Before Tyrion Lannister and Podrick Payne there was Dunk and Egg.
A young, naïve but courageous hedge knight, Ser Duncan the Tall towers above his rivals – in stature if not experience. Tagging along with him is his diminutive squire, a boy called Egg – whose true identity must be hidden from all he and Dunk encounter: for in reality he is Aegon Targaryen, and one day he will be king. Improbable heroes though they be, great destinies lie ahead for Dunk and Egg; as do powerful foes, royal intrigue, and outrageous exploits.
A KNIGHT OF THE SEVEN KINGDOMS brings together for the first time the first three official prequel novellas to George R.R. Martin’s ongoing masterwork, A SONG OF ICE AND FIRE, set in an age when the Targaryen line still holds the Iron Throne, and the memory of the last dragon has not yet passed from living memory.
Featuring more than 160 illustrations by Gary Gianni, one of the finest fantasy artists of our time, this beautiful volume will transport readers to the world of the Seven Kingdoms in an age of bygone chivalry. – from Goodreads
A Knight of the Seven Kingdoms contains three short stories featuring Dunk, or Ser Duncan the Tall, a Hedge Knight, and Egg, his young squire. The tales told here occur a century before the events of Game of Thrones.
The first tale, The Hedge Knight, tells how Dunk becomes a hedge knight after Ser Arlan, the knight he squired for, passes away. On his travels Dunk meets a young boy who goes by the name Egg who wants to become his squire. The heroes and villains spring to life as Dunk tries to make a name for himself at Ashford, but ends up taking on more than he could ever have imagined.
I really like the atmosphere of the tourney ground, the way it comes to life in the small details; the food, the puppet shows, the various challengers and champions from the different regions and houses, all with their sigils and crests.
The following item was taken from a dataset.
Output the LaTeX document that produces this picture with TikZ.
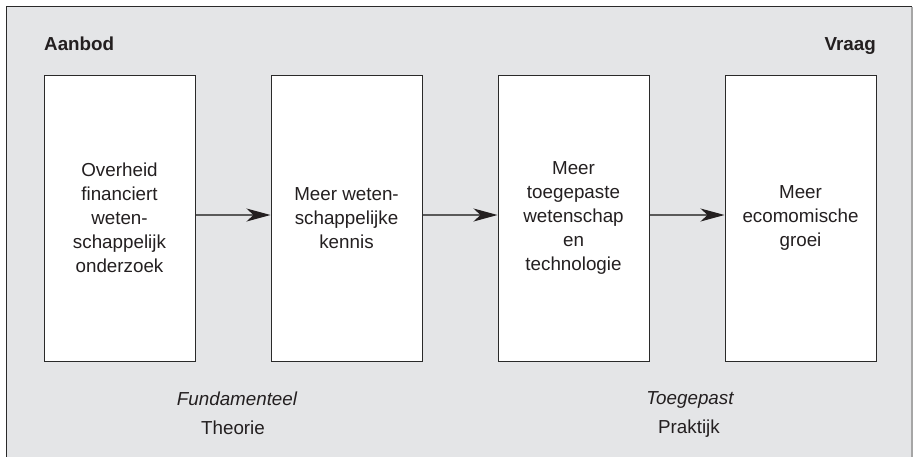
\documentclass[tikz,border=0pt]{standalone}
\usepackage{fontspec}
\setmainfont{Liberation Sans}
\usetikzlibrary{arrows.meta}
\definecolor{bggray}{HTML}{E4E5E7}
\definecolor{txt}{HTML}{231F20}
\definecolor{framec}{HTML}{2A2A2A}
\definecolor{arrowc}{HTML}{5A5A5A}
\tikzset{
  box/.style={draw=framec, line width=1pt, fill=white, minimum width=151pt, minimum height=286pt, inner sep=0pt, align=center, text=txt, font=\fontsize{18.8}{24}\selectfont},
  flow/.style={draw=arrowc, line width=1.3pt, -{Stealth[length=24pt,width=13pt,inset=7pt,color=txt]}},
  head/.style={text=txt, font=\fontsize{18.8}{24}\selectfont\bfseries, inner sep=0pt},
  lab/.style={text=txt, font=\fontsize{18.8}{24}\selectfont, inner sep=0pt},
}
\begin{document}
\begin{tikzpicture}[x=1pt,y=-1pt]
\useasboundingbox (0,0) rectangle (913,456);
\fill[bggray] (6.5,6.5) rectangle (912,470);
\draw[framec, line width=1.4pt] (6.5,470) -- (6.5,6.5) -- (912,6.5);
\draw[gray!70, line width=1.2pt] (912,6.5) -- (912,470);
\node[box] (b1) at (119.5,218) {Overheid\\financiert\\weten-\\schappelijk\\onderzoek};
\node[box] (b2) at (346.5,218) {Meer weten-\\schappelijke\\kennis};
\node[box] (b3) at (573.5,218) {Meer\\toegepaste\\wetenschap\\en\\technologie};
\node[box] (b4) at (800.5,218) {Meer\\ecomomische\\groei};
\draw[flow] (b1.east |- 0,215) -- (b2.west |- 0,215);
\draw[flow] (b2.east |- 0,215) -- (b3.west |- 0,215);
\draw[flow] (b3.east |- 0,215) -- (b4.west |- 0,215);
\node[head, anchor=base west] (aanbod) at (44,50) {Aanbod};
\node[head, anchor=base east] (vraag) at (876,50) {Vraag};
\node[lab, anchor=base, font=\fontsize{18.8}{24}\selectfont\itshape] (fund) at (237,405) {Fundamenteel};
\node[lab, anchor=base] (theo) at (233,434) {Theorie};
\node[lab, anchor=base, font=\fontsize{18.8}{24}\selectfont\itshape] (toeg) at (690,404) {Toegepast};
\node[lab, anchor=base] (prak) at (689,433) {Praktijk};
\end{tikzpicture}
\end{document}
This was probably my favourite of the three stories.
In The Sworn Sword Dunk is in the service of Ser Eustace Osgrey and finds himself involved in a dispute with their neighbour, a woman ominously known as the Red Widow, as several of her husbands met various untimely ends.
In The Mystery Knight Dunk and Egg venture to Whitewalls and unwittingly stumble upon treachery, which leads to a confrontation very few of the conspirators probably ever saw coming.
What a wonderful book. Not only is it another opportunity to venture to the Seven Kingdoms of Westeros, which is great for any fan of A Song of Ice and Fire, but the illustrations are just beautiful. You could spend ages looking at the detail, and they really add an extra dimension to the story.
I love the way George R R Martin writes. He really gets into the mind of his characters and shows their inner thoughts. The developing friendship between Dunk and Egg is a joy to read, particularly the way Dunk tries to keep his new young squire from being unruly or losing his temper and risking exposing certain facts (trying not to spoil anything here).
There is an array of colourful characters throughout all three stories, some who are brave and heroic, and some who are not what they first claim to be, and we’re treated to glimpses of new places in Westeros.
The story collection ends with ‘the end of the beginning’ and assures us that Dunk and Egg went on to many more adventures, so hopefully sometime in the future these will be written too because I really enjoyed the camaraderie and companionship of Dunk and Egg, and would love to see their story develop to it’s conclusion.